■ **What to produce**
Extract each line of the material that follows exactly and omit its pictures.

■ **Dataset section**
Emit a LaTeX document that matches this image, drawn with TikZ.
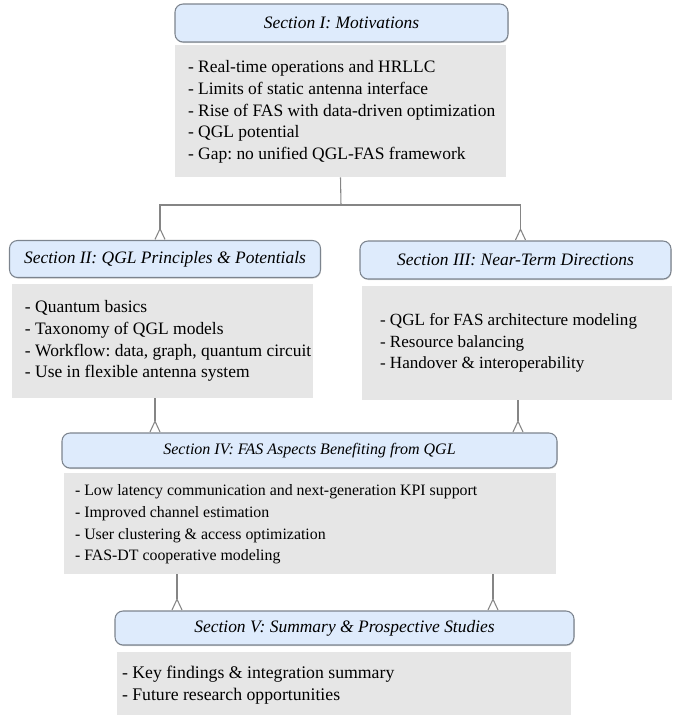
\documentclass[tikz,border=0pt]{standalone}
\usepackage{fontspec}
\setmainfont{Liberation Serif}
\usepackage{tikz}
\usetikzlibrary{arrows.meta,shadows,calc}
\frenchspacing

\definecolor{headblue}{HTML}{DEEBFC}
\definecolor{headedge}{HTML}{7C848E}
\definecolor{bodygray}{HTML}{E6E6E6}
\definecolor{linkgray}{HTML}{858585}

\begin{document}
\begin{tikzpicture}[x=0.75pt,y=-0.75pt,
    font=\rmfamily\fontsize{13.1}{16.3}\selectfont,
    head/.style={draw=headedge, line width=0.8pt, fill=headblue, rounded corners=6pt,
      drop shadow={shadow xshift=0.4pt, shadow yshift=-0.8pt, opacity=0.35},
      font=\rmfamily\fontsize{13.1}{15}\selectfont\itshape, inner sep=0pt},
    body/.style={fill=bodygray, inner sep=0pt},
    items/.style={anchor=west, align=left, inner sep=0pt},
    link/.style={draw=linkgray, line width=0.8pt,
      -{Straight Barb[reversed, length=8pt, width=7.5pt]}},
    trunk/.style={draw=linkgray, line width=0.8pt}]
  \useasboundingbox (0,0) rectangle (683,715);

  % section I
  \node[head, minimum width=249.75pt, minimum height=28.5pt] (h1) at (341.5,23) {Section I: Motivations};
  \node[body, minimum width=248.25pt, minimum height=99pt] (b1) at (340.5,111) {};
  \node[items] (t1) at ($(b1.west)+(13,1)$)
    {- Real-time operations and HRLLC\\
     - Limits of static antenna interface\\
     - Rise of FAS with data-driven optimization\\
     - QGL potential\\
     - Gap: no unified QGL-FAS framework};

  % section II
  \node[head, minimum width=233.25pt, minimum height=27.75pt] (h2) at (165,259) {Section II: QGL Principles \& Potentials};
  \node[body, minimum width=225.75pt, minimum height=85.5pt] (b2) at (162.5,341) {};
  \node[items] (t2) at ($(b2.west)+(13,0)$)
    {- Quantum basics\\
     - Taxonomy of QGL models\\
     - Workflow: data, graph, quantum circuit\\
     - Use in flexible antenna system};

  % section III
  \node[head, minimum width=233.25pt, minimum height=28.5pt] (h3) at (515.5,260) {Section III: Near-Term Directions};
  \node[body, minimum width=232.5pt, minimum height=85.5pt] (b3) at (517,343) {};
  \node[items, font=\fontsize{12.8}{16.3}\selectfont] (t3) at ($(b3.west)+(18,0)$)
    {- QGL for FAS architecture modeling\\
     - Resource balancing\\
     - Handover \& interoperability};

  % section IV
  \node[head, minimum width=371.25pt, minimum height=26.25pt,
    font=\rmfamily\fontsize{12}{14}\selectfont\itshape] (h4) at (309.5,450.5) {Section IV: FAS Aspects Benefiting from QGL};
  \node[body, minimum width=369pt, minimum height=75.75pt] (b4) at (310,523.5) {};
  \node[items, font=\fontsize{11.9}{16.3}\selectfont] (t4) at ($(b4.west)+(11,1)$)
    {- Low latency communication and next-generation KPI support\\
     - Improved channel estimation\\
     - User clustering \& access optimization\\
     - FAS-DT cooperative modeling};

  % section V
  \node[head, minimum width=344.25pt, minimum height=25.5pt] (h5) at (344.5,628) {Section V: Summary \& Prospective Studies};
  \node[body, minimum width=340.5pt, minimum height=47.25pt] (b5) at (344,683.5) {};
  \node[items, font=\fontsize{13.3}{16.3}\selectfont] (t5) at ($(b5.west)+(5,1.5)$)
    {- Key findings \& integration summary\\
     - Future research opportunities};

  % I splits to II and III
  \coordinate (split) at (341,205);
  \draw[trunk] (b1.south) -- (split);
  \draw[link] (split) -| ($(h2.north)+(-5,0)$);
  \draw[link] (split) -| ($(h3.north)+(5,0)$);
  % II and III feed IV
  \coordinate (out2) at ($(b2.south)+(-7.5,0)$);
  \coordinate (out3) at ($(b3.south)+(1,0)$);
  \draw[link] (out2) -- (out2 |- h4.north);
  \draw[link] (out3) -- (out3 |- h4.north);
  % IV feeds V
  \coordinate (out4a) at ($(b4.south)+(-133,0)$);
  \coordinate (out4b) at ($(b4.south)+(183,0)$);
  \draw[link] (out4a) -- (out4a |- h5.north);
  \draw[link] (out4b) -- (out4b |- h5.north);
\end{tikzpicture}
\end{document}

■ **Final result**
Emit a LaTeX document that matches this image, drawn with TikZ.
\documentclass[tikz,border=0pt]{standalone}
\usepackage{fontspec}
\setmainfont{Liberation Serif}
\usepackage{tikz}
\usetikzlibrary{arrows.meta,shadows,calc}
\frenchspacing

\definecolor{headblue}{HTML}{DEEBFC}
\definecolor{headedge}{HTML}{7C848E}
\definecolor{bodygray}{HTML}{E6E6E6}
\definecolor{linkgray}{HTML}{858585}

\begin{document}
\begin{tikzpicture}[x=0.75pt,y=-0.75pt,
    font=\rmfamily\fontsize{13.1}{16.3}\selectfont,
    head/.style={draw=headedge, line width=0.8pt, fill=headblue, rounded corners=6pt,
      drop shadow={shadow xshift=0.4pt, shadow yshift=-0.8pt, opacity=0.35},
      font=\rmfamily\fontsize{13.1}{15}\selectfont\itshape, inner sep=0pt},
    body/.style={fill=bodygray, inner sep=0pt},
    items/.style={anchor=west, align=left, inner sep=0pt},
    link/.style={draw=linkgray, line width=0.8pt,
      -{Straight Barb[reversed, length=8pt, width=7.5pt]}},
    trunk/.style={draw=linkgray, line width=0.8pt}]
  \useasboundingbox (0,0) rectangle (683,715);

  % section I
  \node[head, minimum width=249.75pt, minimum height=28.5pt] (h1) at (341.5,23) {Section I: Motivations};
  \node[body, minimum width=248.25pt, minimum height=99pt] (b1) at (340.5,111) {};
  \node[items] (t1) at ($(b1.west)+(13,1)$)
    {- Real-time operations and HRLLC\\
     - Limits of static antenna interface\\
     - Rise of FAS with data-driven optimization\\
     - QGL potential\\
     - Gap: no unified QGL-FAS framework};

  % section II
  \node[head, minimum width=233.25pt, minimum height=27.75pt] (h2) at (165,259) {Section II: QGL Principles \& Potentials};
  \node[body, minimum width=225.75pt, minimum height=85.5pt] (b2) at (162.5,341) {};
  \node[items] (t2) at ($(b2.west)+(13,0)$)
    {- Quantum basics\\
     - Taxonomy of QGL models\\
     - Workflow: data, graph, quantum circuit\\
     - Use in flexible antenna system};

  % section III
  \node[head, minimum width=233.25pt, minimum height=28.5pt] (h3) at (515.5,260) {Section III: Near-Term Directions};
  \node[body, minimum width=232.5pt, minimum height=85.5pt] (b3) at (517,343) {};
  \node[items, font=\fontsize{12.8}{16.3}\selectfont] (t3) at ($(b3.west)+(18,0)$)
    {- QGL for FAS architecture modeling\\
     - Resource balancing\\
     - Handover \& interoperability};

  % section IV
  \node[head, minimum width=371.25pt, minimum height=26.25pt,
    font=\rmfamily\fontsize{12}{14}\selectfont\itshape] (h4) at (309.5,450.5) {Section IV: FAS Aspects Benefiting from QGL};
  \node[body, minimum width=369pt, minimum height=75.75pt] (b4) at (310,523.5) {};
  \node[items, font=\fontsize{11.9}{16.3}\selectfont] (t4) at ($(b4.west)+(11,1)$)
    {- Low latency communication and next-generation KPI support\\
     - Improved channel estimation\\
     - User clustering \& access optimization\\
     - FAS-DT cooperative modeling};

  % section V
  \node[head, minimum width=344.25pt, minimum height=25.5pt] (h5) at (344.5,628) {Section V: Summary \& Prospective Studies};
  \node[body, minimum width=340.5pt, minimum height=47.25pt] (b5) at (344,683.5) {};
  \node[items, font=\fontsize{13.3}{16.3}\selectfont] (t5) at ($(b5.west)+(5,1.5)$)
    {- Key findings \& integration summary\\
     - Future research opportunities};

  % I splits to II and III
  \coordinate (split) at (341,205);
  \draw[trunk] (b1.south) -- (split);
  \draw[link] (split) -| ($(h2.north)+(-5,0)$);
  \draw[link] (split) -| ($(h3.north)+(5,0)$);
  % II and III feed IV
  \coordinate (out2) at ($(b2.south)+(-7.5,0)$);
  \coordinate (out3) at ($(b3.south)+(1,0)$);
  \draw[link] (out2) -- (out2 |- h4.north);
  \draw[link] (out3) -- (out3 |- h4.north);
  % IV feeds V
  \coordinate (out4a) at ($(b4.south)+(-133,0)$);
  \coordinate (out4b) at ($(b4.south)+(183,0)$);
  \draw[link] (out4a) -- (out4a |- h5.north);
  \draw[link] (out4b) -- (out4b |- h5.north);
\end{tikzpicture}
\end{document}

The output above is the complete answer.